After thinking about it, it was clear that (1) was a bad idea. As the user resizes, we'd still want to debounce, otherwise we'd be creating a lot of buffers, which is not a cheap operation. Also, the canvas would still stretch/compress during the time needed to both create and draw to this offscreen buffer.
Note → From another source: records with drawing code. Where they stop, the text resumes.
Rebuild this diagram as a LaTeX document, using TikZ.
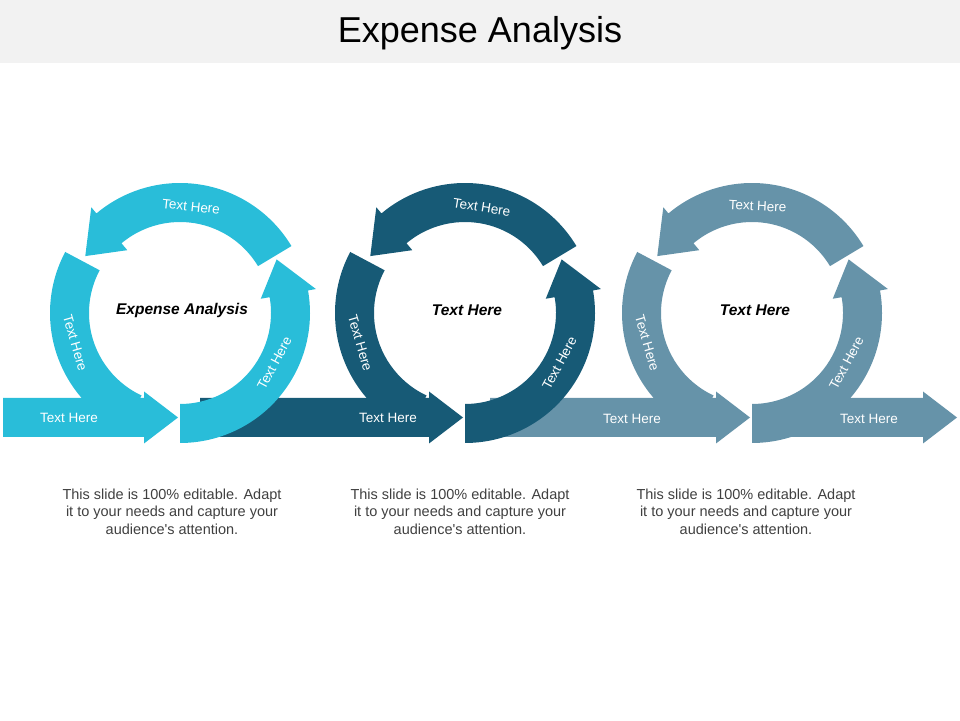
\documentclass[tikz,border=0pt]{standalone}
\usepackage{fontspec}
\setmainfont{Liberation Sans}
\usepackage{tikz}
\usetikzlibrary{calc}
\definecolor{skyband}{RGB}{41,189,217}
\definecolor{deepband}{RGB}{23,90,118}
\definecolor{slateband}{RGB}{102,147,169}
\definecolor{titlebar}{RGB}{242,242,242}
\definecolor{notegray}{RGB}{64,64,64}
\newcommand{\leftband}[2]{\fill[#2, shift={(#1)}] (152:91) -- (152:130) arc[start angle=152, end angle=245, radius=130] -- (245:91) arc[start angle=245, end angle=152, radius=91] -- cycle;}
\newcommand{\topband}[2]{\fill[#2, shift={(#1)}] (31:91) -- (31:130) arc[start angle=31, end angle=130, radius=130] -- (130:138) -- (149:110.5) -- (130:82) -- (130:91) arc[start angle=130, end angle=31, radius=91] -- cycle;}
\newcommand{\rightband}[2]{\fill[#2, shift={(#1)}] (270:91) -- (270:130) arc[start angle=270, end angle=370, radius=130] -- (10:138) -- (29:110.5) -- (10:82) -- (10:91) arc[start angle=370, end angle=270, radius=91] -- cycle;}
\newcommand{\flatarrow}[3]{\fill[#3] (#1,283) -- (#2-34,283) -- (#2-34,276.5) -- (#2,302.5) -- (#2-34,328.5) -- (#2-34,322) -- (#1,322) -- cycle;}
\newcommand{\notetxt}{This slide is 100\% editable. Adapt\\it to your needs and capture your\\audience\textquotesingle s attention.}

\begin{document}
\begin{tikzpicture}[x=1pt, y=1pt,
    bandtext/.style={text=white, inner sep=0pt, font=\fontsize{13.5}{16}\selectfont},
    hubtext/.style={font=\fontsize{15.5}{18}\selectfont\bfseries\itshape},
    notetext/.style={text=notegray, align=center, font=\fontsize{14.5}{17.5}\selectfont}]
    \useasboundingbox (0,0) rectangle (960,720);
    \fill[titlebar] (0,657) rectangle (960,720);
    \node[font=\fontsize{36}{43}\selectfont] (title) at (480,687) {Expense Analysis};
    \coordinate (c1) at (180,407);
    \coordinate (c2) at (465,407);
    \coordinate (c3) at (752,407);
    \leftband{c1}{skyband}
    \flatarrow{3}{178}{skyband}
    \leftband{c2}{deepband}
    \flatarrow{200}{463}{deepband}
    \topband{c1}{skyband}
    \rightband{c1}{skyband}
    \leftband{c3}{slateband}
    \flatarrow{490}{750}{slateband}
    \topband{c2}{deepband}
    \rightband{c2}{deepband}
    \flatarrow{790}{957}{slateband}
    \topband{c3}{slateband}
    \rightband{c3}{slateband}
    \foreach \c/\a in {c1/84,c2/81,c3/87} {
      \node[bandtext, rotate=\a-90] (\c-top) at ($(\c)+(\a:107)$) {Text Here};
      \node[bandtext, rotate=-74] (\c-left) at ($(\c)+(196:109)$) {Text Here};
      \node[bandtext, rotate=62] (\c-right) at ($(\c)+(332:107)$) {Text Here};
    }
    \node[bandtext] (a1) at (69,302) {Text Here};
    \node[bandtext] (a2) at (388,302) {Text Here};
    \node[bandtext] (a3) at (632,301) {Text Here};
    \node[bandtext] (a4) at (869,301) {Text Here};
    \node[hubtext] (hub1) at (182,410) {Expense Analysis};
    \node[hubtext] (hub2) at (467,410) {Text Here};
    \node[hubtext] (hub3) at (755,410) {Text Here};
    \node[notetext] (note1) at (172,208.5) {\notetxt};
    \node[notetext] (note2) at (460,208.5) {\notetxt};
    \node[notetext] (note3) at (746,208.5) {\notetxt};
  \end{tikzpicture}
\end{document}
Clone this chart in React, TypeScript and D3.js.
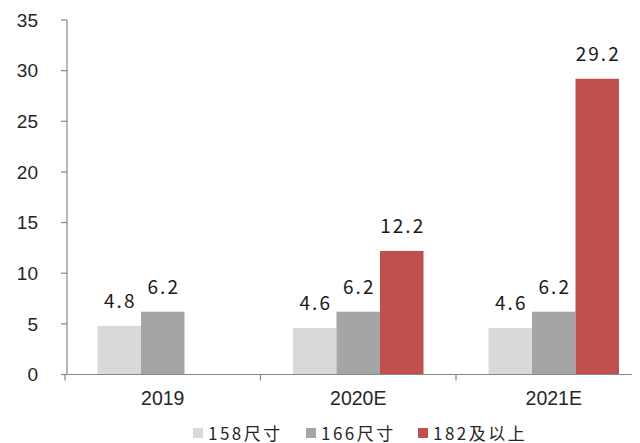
import React from "react";
import * as d3 from "d3";

const categories = ["2019", "2020E", "2021E"];
const seriesNames = ["158尺寸", "166尺寸", "182及以上"];
const series158 = [4.8, 4.6, 4.6];
const series166 = [6.2, 6.2, 6.2];
const series182: (number | null)[] = [null, 12.2, 29.2];
const yTicks = [0, 5, 10, 15, 20, 25, 30, 35];
const colors = ["#d9d9d9", "#a5a5a5", "#c0504d"];

const W = 640;
const H = 443;
const axisX = 67;
const baseY = 374.5;
const topY = 20;
const catStart = 65;
const catStep = 195.5;
const axisEnd = 632;

export default function App() {
  const seriesValues = [series158, series166, series182];
  const y = d3.scaleLinear().domain([0, 35]).range([baseY, topY]);
  const x = d3
    .scaleBand<string>()
    .domain(categories)
    .range([catStart, catStart + catStep * categories.length])
    .padding(0);
  const inner = d3
    .scaleBand<string>()
    .domain(seriesNames)
    .range([32.5, catStep - 32.5])
    .padding(0);

  const numFont = "'Noto Sans CJK SC', 'Noto Sans', sans-serif";
  const axisFont = "'Liberation Sans', Arial, sans-serif";

  const legendX = [193, 306, 418];

  return (
    <svg
      width={W}
      height={H}
      style={{ position: "absolute", left: 0, top: 0, background: "#fff" }}
    >
      {/* bars */}
      {categories.map((c, ci) =>
        seriesNames.map((s, si) => {
          const v = seriesValues[si][ci];
          if (v == null) return null;
          const bx = (x(c) as number) + (inner(s) as number);
          return (
            <rect
              key={c + s}
              x={bx}
              y={y(v)}
              width={inner.bandwidth()}
              height={baseY - y(v)}
              fill={colors[si]}
            />
          );
        })
      )}

      {/* value labels */}
      {categories.map((c, ci) =>
        seriesNames.map((s, si) => {
          const v = seriesValues[si][ci];
          if (v == null) return null;
          const cx = (x(c) as number) + (inner(s) as number) + inner.bandwidth() / 2;
          return (
            <text
              key={"l" + c + s}
              x={cx + 1}
              y={y(v) - 18}
              textAnchor="middle"
              fontFamily={numFont}
              fontSize={19}
              letterSpacing={2}
              fill="#1a1a1a"
            >
              {v.toFixed(1)}
            </text>
          );
        })
      )}

      {/* y axis */}
      <line x1={axisX} x2={axisX} y1={topY} y2={baseY} stroke="#868686" strokeWidth={1.2} />
      {yTicks.map((t) => (
        <g key={t}>
          <line x1={axisX - 6} x2={axisX} y1={y(t)} y2={y(t)} stroke="#868686" strokeWidth={1.2} />
          <text
            x={38}
            y={y(t)}
            dy="0.36em"
            textAnchor="end"
            fontFamily={axisFont}
            fontSize={19}
            fill="#262626"
          >
            {t}
          </text>
        </g>
      ))}

      {/* x axis */}
      <line x1={catStart} x2={axisEnd} y1={baseY} y2={baseY} stroke="#868686" strokeWidth={1.2} />
      {categories.map((c) => (
        <line
          key={"t" + c}
          x1={x(c) as number}
          x2={x(c) as number}
          y1={baseY}
          y2={baseY + 6}
          stroke="#868686"
          strokeWidth={1.2}
        />
      ))}
      {categories.map((c) => (
        <text
          key={"c" + c}
          x={(x(c) as number) + catStep / 2}
          y={405}
          textAnchor="middle"
          fontFamily={axisFont}
          fontSize={19.5}
          fill="#262626"
        >
          {c}
        </text>
      ))}

      {/* legend */}
      {seriesNames.map((s, i) => (
        <g key={"lg" + s}>
          <rect x={legendX[i]} y={428} width={10} height={10} fill={colors[i]} />
          <text
            x={legendX[i] + 15}
            y={439.5}
            fontFamily={numFont}
            fontSize={17}
            letterSpacing={2.5}
            fill="#262626"
          >
            {s}
          </text>
        </g>
      ))}
    </svg>
  );
}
So I settled on (2). I already had viewports figured out, so it was just a matter of clipping the canvas to its visible portion, which is surprisingly easy when using the resize observer API  to keep track of parent element's size:

const parentElementObserver = new ResizeObserver((entries) => {
  const borderBox = entries[0].borderBoxSize[0];
  setCanvasSize(borderBox.inlineSize, borderBox.blockSize);
});

parentElementObserver.observe(canvas.parentElement);

And our canvas element should be the size of the entire screen:

<canvas
  ref={setCanvasRef}
  width={window.screen.width * window.devicePixelRatio}
  height={window.screen.height * window.devicePixelRatio}
  {...otherProps}
/>

With that, we never have to resize the buffer for the canvas element, pretending it's only as big as the visible portion of its parent element. That does mean there's some wastage, but it's a small price to pay for a smooth experience.

And that's it! We've created a virtual canvas that can (theoretically) render an infinite canvas by shifting a viewport around user space without any flicker.